Diversity will not be a tagline or a boilerplate here
Nov. 18, 2015
President’s Forum on Diversity and Inclusion, University Student Commons
Good afternoon. Thank you for being here.
This is a critically important discussion about life at our university, and I’m grateful that all of you have brought your voice into this conversation. Your presence speaks volumes about the value our community places on diversity, inclusion and success — and doing everything we can to make those core values real and meaningful.
Let me begin by explaining why we’re here.
Last week, an engaged, concerned and thoughtful group of students began a conversation about their experiences as black students at VCU. This continued with a visit to my office, and I was very pleased to spend two hours talking with them and listening to their concerns.
The concerns they brought forward are important. They are concerns for all of us, because we all have the same vision for VCU: to be a university in which a student from any background can thrive. While we have made significant progress toward that goal, we recognize — now more than ever — that we still have much to do.

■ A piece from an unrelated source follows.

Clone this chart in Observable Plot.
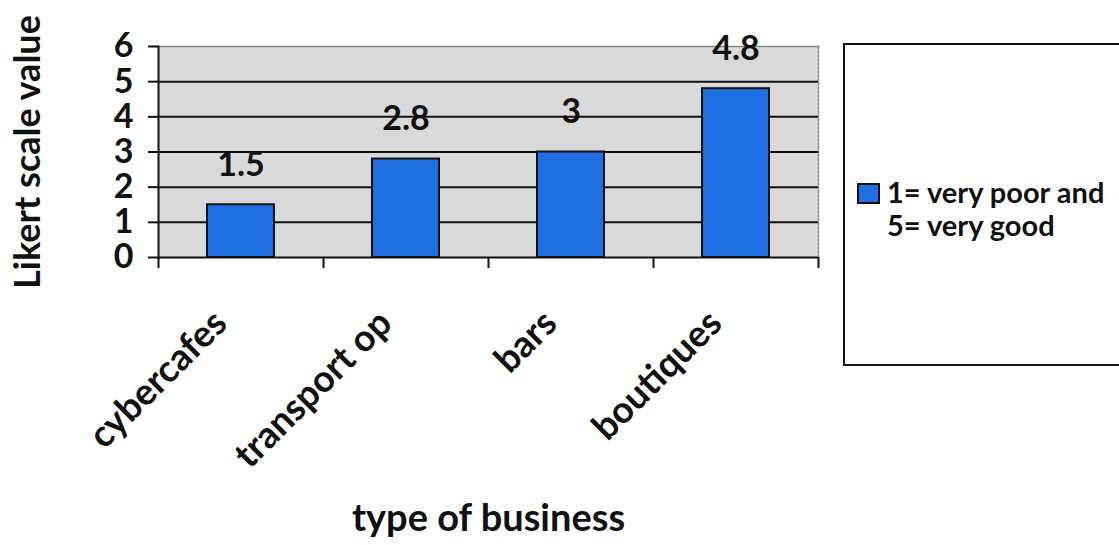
<!DOCTYPE html>
<html>
<head>
<meta charset="utf-8">
<script src="https://cdn.jsdelivr.net/npm/d3@7"></script>
<script src="https://cdn.jsdelivr.net/npm/@observablehq/plot@0.6"></script>
<style>
  html, body { margin: 0; padding: 0; background: #fff; overflow: hidden; }
  #wrap { position: relative; width: 1119px; height: 545px; font-family: Lato, "Open Sans", sans-serif; color: #111; }
  #legend {
    position: absolute; left: 843px; top: 43px; width: 300px; height: 323px;
    box-sizing: border-box; border: 2px solid #111; background: #fff;
  }
  #legend .item { position: absolute; left: 12px; top: 130px; display: flex; align-items: flex-start; }
  #legend .swatch { width: 19px; height: 17px; background: #1f6fe3; border: 2px solid #111; margin-top: 8px; margin-right: 7px; }
  #legend .label { font-size: 29px; font-weight: bold; line-height: 33px; }
</style>
</head>
<body>
<div id="wrap"></div>
<script>
// Rating of each type of business on a 1–5 Likert scale
const categories = ["cybercafes", "transport op", "bars", "boutiques"];
const values = [1.5, 2.8, 3, 4.8];
const yTicks = [0, 1, 2, 3, 4, 5, 6];
const gridValues = [1, 2, 3, 4, 5];
const legendLines = ["1= very poor and", "5= very good"];
const yTitle = "Likert scale value";
const xTitle = "type of business";

const data = categories.map((c, i) => ({business: c, value: values[i]}));

const width = 1119, height = 545;
const marginLeft = 158, marginRight = 301, marginTop = 46, marginBottom = 288;
const bandWidth = (width - marginLeft - marginRight) / categories.length;

const chart = Plot.plot({
  width, height, marginLeft, marginRight, marginTop, marginBottom,
  style: {fontFamily: "Lato, 'Open Sans', sans-serif", background: "transparent", color: "#111"},
  x: {domain: categories, padding: 0, axis: null},
  y: {domain: [0, 6], axis: null},
  marks: [
    // grey plot area
    Plot.frame({fill: "#d9d9d9", stroke: null}),
    Plot.frame({anchor: "top", stroke: "#8a8a8a", strokeWidth: 1.5}),
    Plot.frame({anchor: "right", stroke: "#8a8a8a", strokeWidth: 1.5, strokeDasharray: "2,2"}),
    // horizontal gridlines
    Plot.ruleY(gridValues, {stroke: "#111", strokeWidth: 2}),
    // bars
    Plot.barY(data, {
      x: "business", y: "value",
      fill: "#1f6fe3", stroke: "#111", strokeWidth: 2,
      insetLeft: 49, insetRight: 49
    }),
    // value labels
    Plot.text(data, {
      x: "business", y: "value", text: d => String(d.value),
      dy: -40, fontSize: 34, fontWeight: "bold", fill: "#111"
    }),
    // axes lines
    Plot.ruleY([0], {stroke: "#111", strokeWidth: 2}),
    Plot.frame({anchor: "left", stroke: "#111", strokeWidth: 2}),
    Plot.axisY({
      ticks: yTicks, tickSize: 10, tickPadding: 15, tickFormat: d => String(d),
      fontSize: 34, fontWeight: "bold", strokeWidth: 2, label: null
    }),
    // category boundary ticks on the x axis
    Plot.axisX({tickSize: 11, tickFormat: () => "", dx: -bandWidth / 2, strokeWidth: 2, label: null}),
    Plot.axisX({ticks: [categories[categories.length - 1]], tickSize: 11, tickFormat: () => "", dx: bandWidth / 2, strokeWidth: 2, label: null}),
    // rotated category labels
    Plot.text(categories, {
      x: d => d, frameAnchor: "bottom", rotate: -45,
      textAnchor: "end", lineAnchor: "bottom", dx: -12, dy: 68,
      fontSize: 37, fontWeight: "bold", fill: "#111"
    }),
    // axis titles
    Plot.text([yTitle], {
      frameAnchor: "left", rotate: -90, dx: -130, textAnchor: "middle",
      fontSize: 36, fontWeight: "bold", fill: "#111"
    }),
    Plot.text([xTitle], {
      frameAnchor: "bottom", lineAnchor: "bottom", dy: 273, textAnchor: "middle",
      fontSize: 38, fontWeight: "bold", fill: "#111"
    })
  ]
});

const wrap = document.getElementById("wrap");
wrap.appendChild(chart);

// legend box on the right
const legend = document.createElement("div");
legend.id = "legend";
const item = document.createElement("div");
item.className = "item";
const swatch = document.createElement("div");
swatch.className = "swatch";
const label = document.createElement("div");
label.className = "label";
label.innerHTML = legendLines.join("<br>");
item.appendChild(swatch);
item.appendChild(label);
legend.appendChild(item);
wrap.appendChild(legend);
</script>
</body>
</html>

And that’s why we’re here today.
I convened this forum to shape and inform our next steps. I hope we will use this occasion to listen to each other and think about how we may work together more effectively to ensure that VCU is a place where anyone may feel welcome, safe, supported and able to succeed in the context of our mission.
VCU’s identity as a university has long been tied to its diversity. We are well-known as a place that’s welcoming and values the differences of its people. We are a place that asks all of our people to be leaders.
But we know we still have work to do.
Today, we continue our discussions toward that goal, building on our town hall last year and my meeting with these students last week.
And we begin by acknowledging that black lives matter. That’s an important part of this discussion. Our students have raised several questions, and these are important to discuss in light of the reality that racism still exists here and in America.
As a research university, our mission is to think about and act in ways that will benefit society. We address difficult issues head-on. It’s what we do. And so, it is important for us to be part of the national conversation about what it is like to be black in America, and to be a black student in America.
One of the issues most concerning to our students is a lack of black faculty who can serve as mentors and advisers, and who can diversify the depth of curriculum for all students. I agree. I have called repeatedly for more underrepresented faculty of color, and I will continue to do so as loudly as I can. And I will hold accountable my leadership team to ensure this happens. Accountability is essential for diversity to be real.
I appreciate the students who had the courage to bring these ideas forward. I am grateful that, as students, they are thoughtful about these issues. Though this is not their responsibility at VCU, to bring these ideas forward, but they are the leading voices for change. And it shows me the kind of students we have at VCU: students who are committed to a better university, and a more-just world. And the change they seek may not benefit them as students now, but it will be the legacy they leave for all of us.
Frankly, I think that what they have asked for isn’t enough. It highlights only some of the changes we need to make. Because if diversity and inclusion are truly values at VCU, then they must permeate every part of our university, from curriculum, to hiring, to health care, to the business decisions we make. Inclusion should matter everywhere. Not just among our students, not just among our faculty, but every place that is a part of VCU.
Diversity will not be a tagline or a boilerplate here. It will be an honest commitment that we have the courage to make and to defend. Despite what we’ve already achieved, there is greater capacity here to do what we need to do for all of our people.
My vision is a culture in which all of our people are embraced. We must do more to make that so. We must have a culture in which we truly understand each other and our unique experiences, and we must leverage those individual experiences as part of an educational environment that benefits us all.
As members of the same community, we must come to know each other better and trust each other more. And when those bonds of trust are broken or strained, we must work together to repair them. Because without trust, we cannot work toward common goals, or even have the difficult conversations that will move us forward.
We must be resolute and unrelenting in our commitment that anyone who comes to VCU can succeed at VCU. And if you’re part of the VCU community, you make that pledge. Our students deserve nothing less, and I will accept nothing less.
Our student’s voices are powerful, but they cannot be the only ones in this conversation. Because so many of you are here — and want your voice to be heard in a respectful and honest way — I am moved to believe that VCU has the chance to be the university that’s in the news for doing things right.
Thank you for inspiring me to believe that we can be the model university for diversity and inclusion in the 21st century. Our discussions are an important development for an institution with VCU’s opportunities. This is a timely conversation.